Thursday, May 22, 2014

Cookie Slingers?

I did a survey last night of every FB dog training related page and it's website that I like and every FB dog training related page and it's website that another trainer likes who claims he/she is a balanced trainer. In 85% of the pages, food is a major ingredient for training. The most talked about concept in 90% of those pages is engagement/relationship.

You're probably asking why I did this and the amount of time that it probably took. As for the time, remember, I'm a computer programmer, I wrote a program to do the survey that took 30 minutes to write . As for why, well, I take a lot of classes and seminars every year, I never stop learning. I also buy a lot of books and DVDs. My library includes everything from Karen Pryor to The Monks of New Skete. I have dog training books from the 1800's to present day.

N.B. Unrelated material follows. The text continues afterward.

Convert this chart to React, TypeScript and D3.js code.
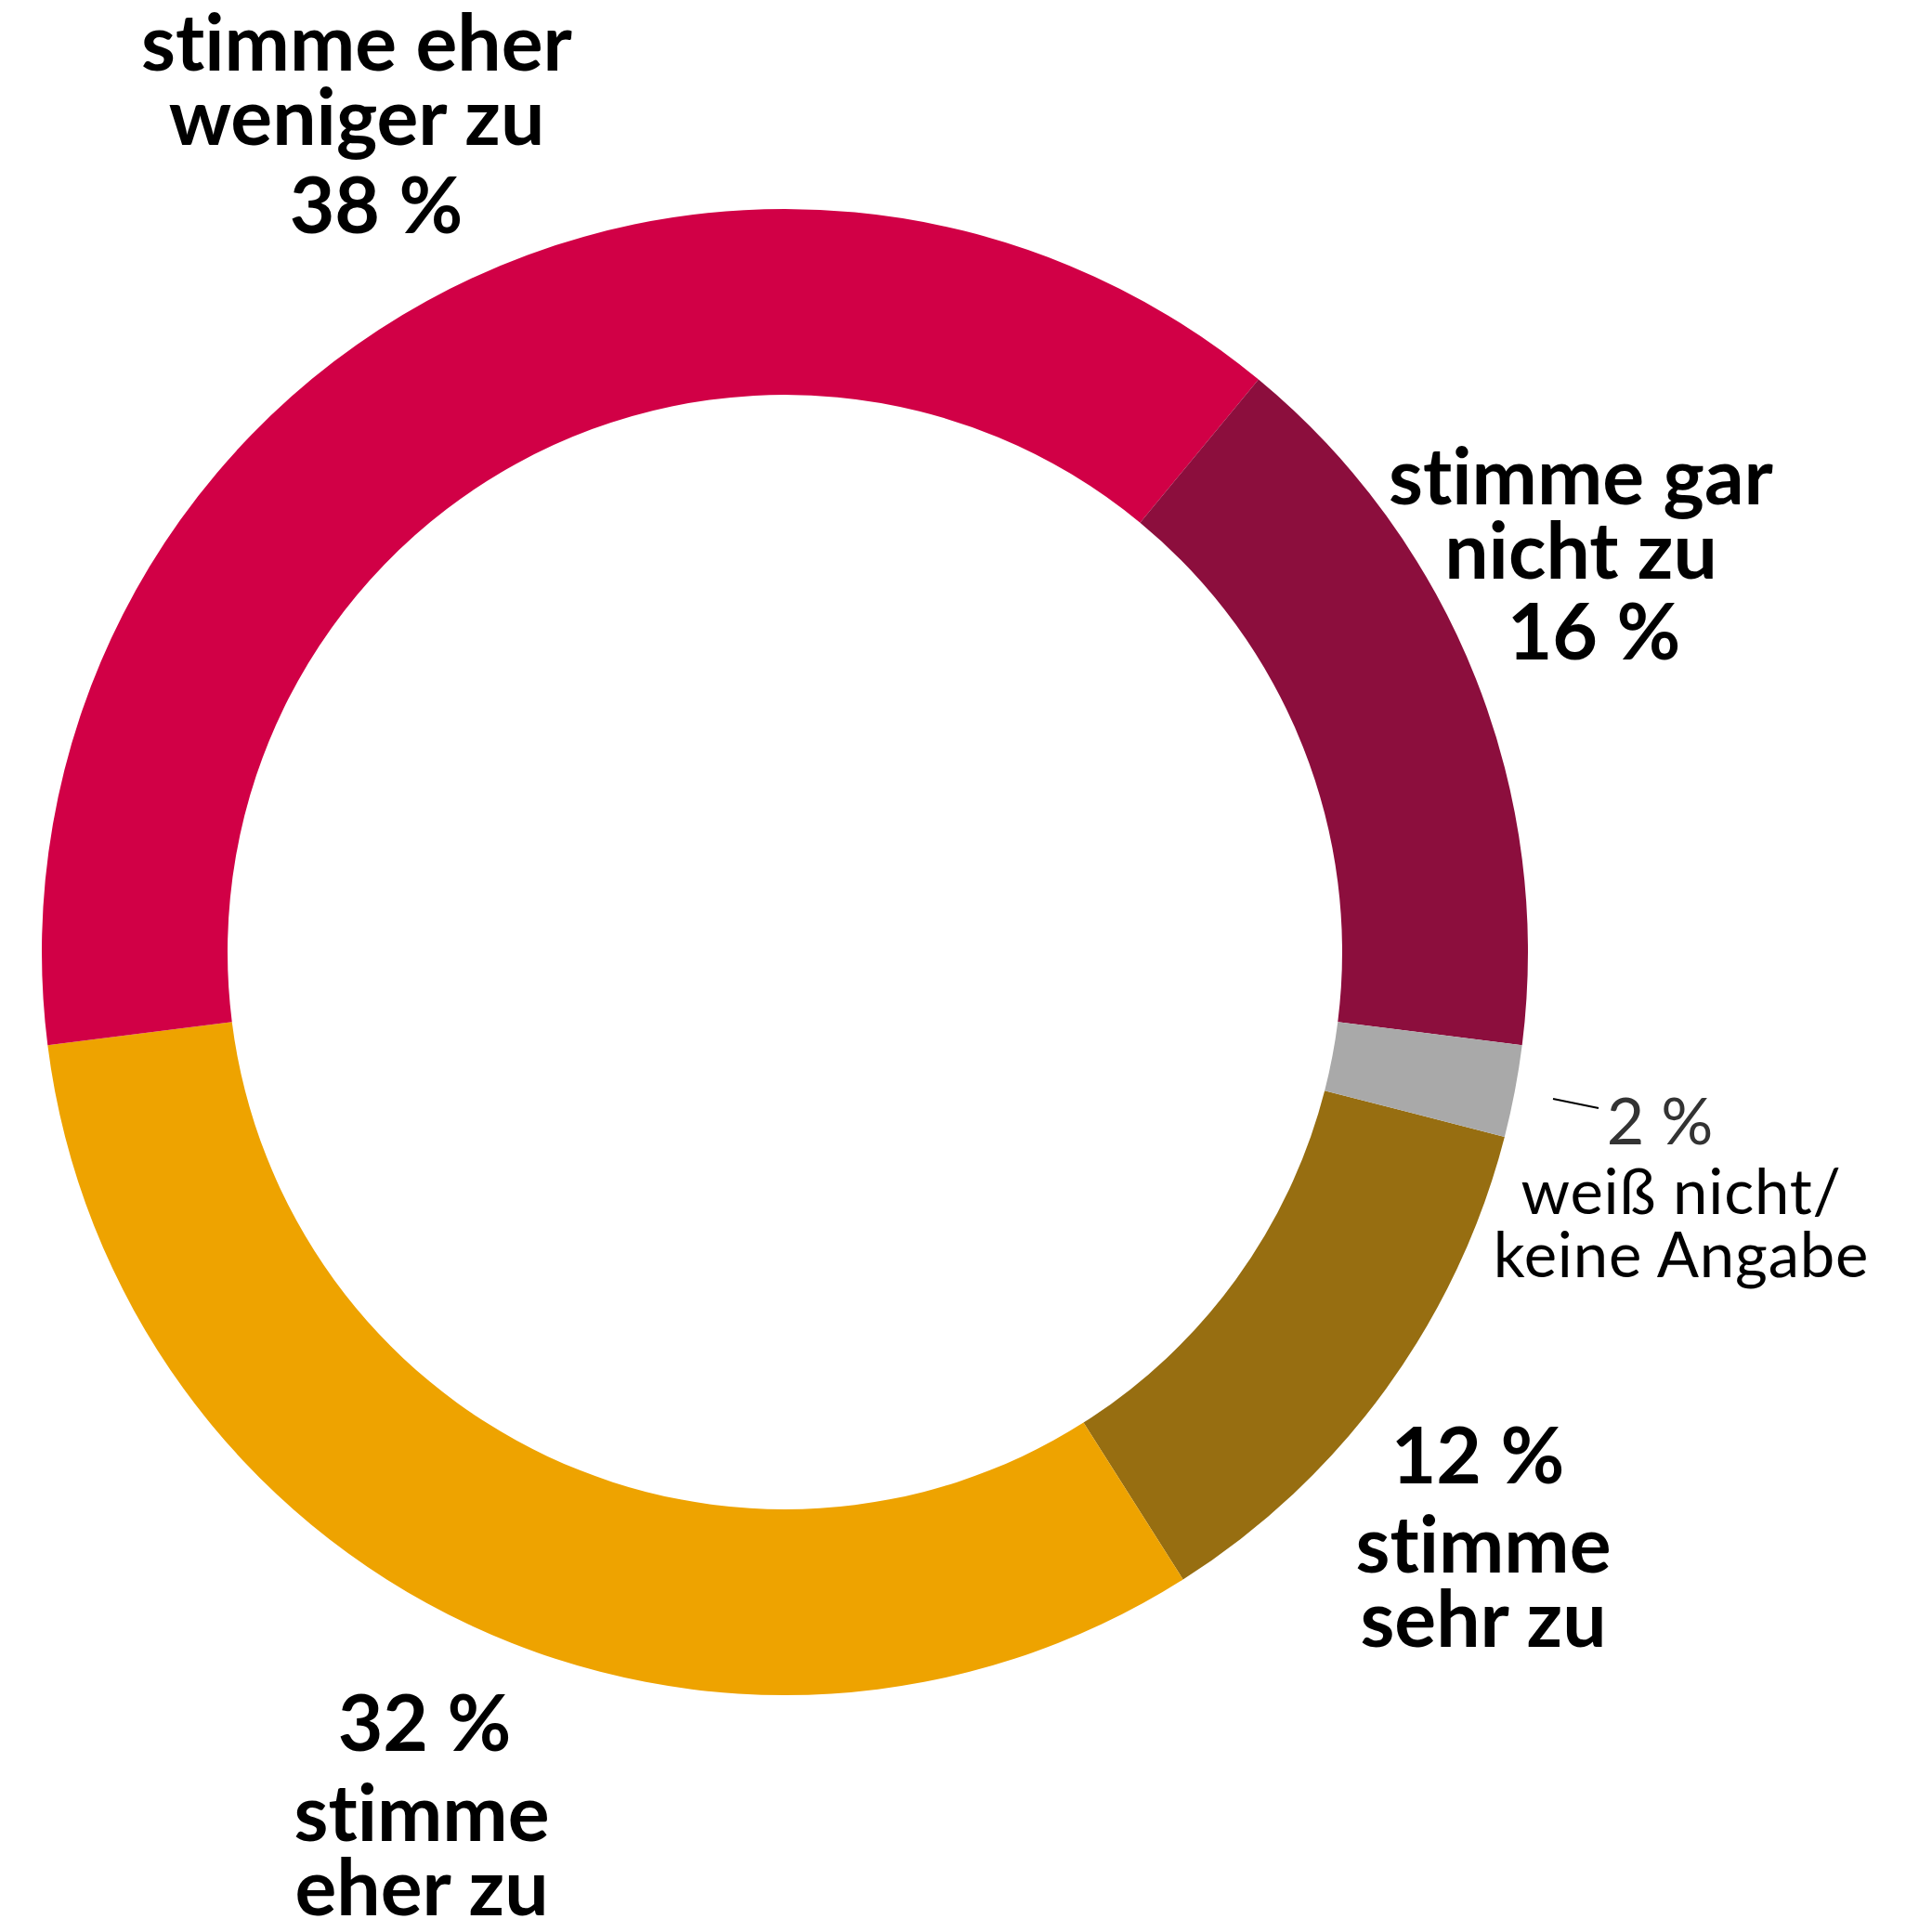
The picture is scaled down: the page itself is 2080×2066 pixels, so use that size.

A few days ago I signed up for an online class on engagement with a group of trainers that have been around a long time, trainers who have trained thousands of dogs from pets to sports champions, and have produced many books, seminars and DVDs. These trainers would be considered "balanced" I suppose.

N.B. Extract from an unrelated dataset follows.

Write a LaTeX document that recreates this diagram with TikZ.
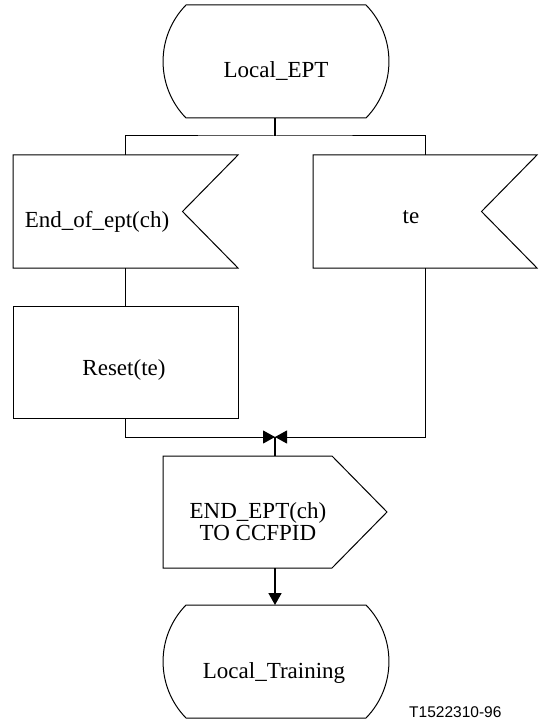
\documentclass[tikz,border=0pt]{standalone}
\usepackage{fontspec}
\setmainfont{Liberation Serif}
\newfontfamily\labelfont{Liberation Sans}
\usetikzlibrary{calc,arrows.meta}
\tikzset{
  shapenode/.style={draw=none,inner sep=0pt,outer sep=0pt},
  outline/.style={draw=black,line width=1pt,line join=miter},
  txt/.style={inner sep=0pt,anchor=base,font=\fontsize{23}{26}\selectfont},
  thin/.style={draw=black,line width=1pt},
  thick/.style={draw=black,line width=1.7pt},
  tip/.style={-{Triangle[length=12pt,width=13pt]}}
}
\newcommand\stateoutline[1]{%
  \draw[outline] ($(#1.north west)+(23,0)$) -- ($(#1.north east)+(-23,0)$)
    .. controls +(30.6,31.4) and +(30.6,-31.4) .. ($(#1.south east)+(-23,0)$)
    -- ($(#1.south west)+(23,0)$)
    .. controls +(-30.6,-31.4) and +(-30.6,31.4) .. ($(#1.north west)+(23,0)$) -- cycle;}
\newcommand\inputoutline[1]{%
  \draw[outline] (#1.north west) -- (#1.north east) -- ($(#1.east)+(-55.5,0)$)
    -- (#1.south east) -- (#1.south west) -- cycle;}
\newcommand\outputoutline[1]{%
  \draw[outline] (#1.north west) -- ($(#1.north east)+(-55,0)$) -- (#1.east)
    -- ($(#1.south east)+(-55,0)$) -- (#1.south west) -- cycle;}
\begin{document}
\begin{tikzpicture}[x=1pt,y=-1pt]
\useasboundingbox (0,0) rectangle (538,722);
% shapes
\node[shapenode,minimum width=226pt,minimum height=113pt] (ept) at (276,61.5) {};
\stateoutline{ept}
\node[txt] (eptt) at (276,78) {Local\_EPT};

\node[shapenode,minimum width=225pt,minimum height=113pt] (eoe) at (125.5,211.5) {};
\inputoutline{eoe}
\node[txt] (eoet) at (97,227) {End\_of\_ept(ch)};

\node[shapenode,minimum width=224pt,minimum height=113pt] (te) at (425,211.5) {};
\inputoutline{te}
\node[txt] (tet) at (411,223) {te};

\node[shapenode,minimum width=225pt,minimum height=112pt] (reset) at (125.5,362) {};
\draw[outline] (reset.north west) rectangle (reset.south east);
\node[txt] (resett) at (124,375) {Reset(te)};

\node[shapenode,minimum width=224pt,minimum height=112pt] (out) at (275,512) {};
\outputoutline{out}
\node[txt] (outt1) at (258,518) {END\_EPT(ch)};
\node[txt] (outt2) at (258,540) {TO CCFPID};

\node[shapenode,minimum width=226pt,minimum height=113pt] (train) at (276,661.5) {};
\stateoutline{train}
\node[txt] (traint) at (274,678) {Local\_Training};

\node[inner sep=0pt,anchor=base west,font=\labelfont\fontsize{15.5}{18}\selectfont] (ref) at (409,717.5) {T1522310-96};

% connectors
\coordinate (br) at (275,136);
\coordinate (merge) at (275,437);
\draw[thick] (ept.south -| br) -- (br);
\draw[thin] (eoe.north) |- (br) -| (te.north);
\draw[thin] (eoe.south) -- (reset.north);
\draw[thin,tip] (reset.south) |- (merge);
\draw[thin,tip] (te.south) |- (merge);
\draw[thick] (merge) -- (out.north);
\draw[thick,tip] (out.south) -- (train.north -| out.south);
\end{tikzpicture}
\end{document}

The basic premise? You want engagement? You want your dog to look to you and basically ignore the environment? Provide motivation in the form of food, toys, fun and movement that elicits the prey drive.

This theme was prevalent on the websites in the percentages I mentioned above on the "balanced" trainers and even some not so balanced.

So why are only those who try hard to maintain positive reinforcement methods of training called treat trainers and cookie slingers?